Re: [css3-values] use cases and the design of 'cycle()'

On Mon, Apr 9, 2012 at 2:58 PM, Joshua Cranmer <Pidgeot18@verizon.net> wrote:
> On 4/9/2012 3:44 PM, Tab Atkins Jr. wrote:
>
>> The only way I can think of doing what you want is to force cycle() to
>> take an ident, and have it compute to the ith entry, where i = (number
>> of ancestors with a cycle using the same ident) mod (number of entries
>> in this cycle).  This doesn't require any tricky comparison at all
>> unless we want to add some for aesthetic purposes - cycle()s with the
>> same ident can have different values in each entry, and even different
>> numbers of entries.
>
> One problem with this design is as follows. If I have a style like so:
> ul.crazycool { list-style-type: cycle(coola, coolb, coolc); }
>
> Then the fragment "<ul><ul class=crazycool>" would cause the latter to be
> styled with coolb instead of coola, which is probably not the result the
> user desired. Nor is there a way to force the intended result that is
> independent of the hierarchy of the element, so any change even to the UA
> stylesheet could wreck a user's stylesheet which is intended to override
> everything else.

I don't understand; it's possible you may have misunderstood what I
tried to say, or I'm misunderstanding your code.

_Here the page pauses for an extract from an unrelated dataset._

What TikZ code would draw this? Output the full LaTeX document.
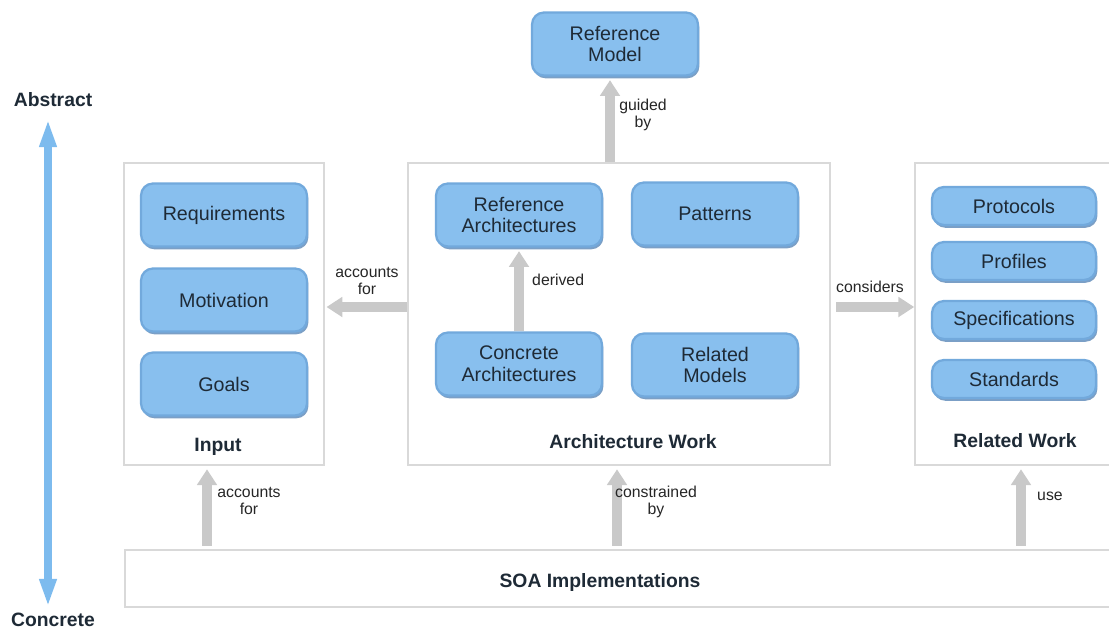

In the idea I outline above, cycle() takes an ident as its first
argument, then a list of values to cycle between.

So you'd write it something like:

ul.crazycool { list-style-type: cycle(cool-list, coola, coolb, coolc); }

Then, if you nest the markup like "<ul><ul class=crazycool>", the
parent <ul> presumably isn't using a cycle() identified with
"cool-list", so the child <ul> will just grab its first value,
'coola'.

If you then have another <ul class=crazycool> nested at any depth
inside of that, it'll use 'coolb', regardless of what comes between
them (unless there's another cycle() identified with "cool-list").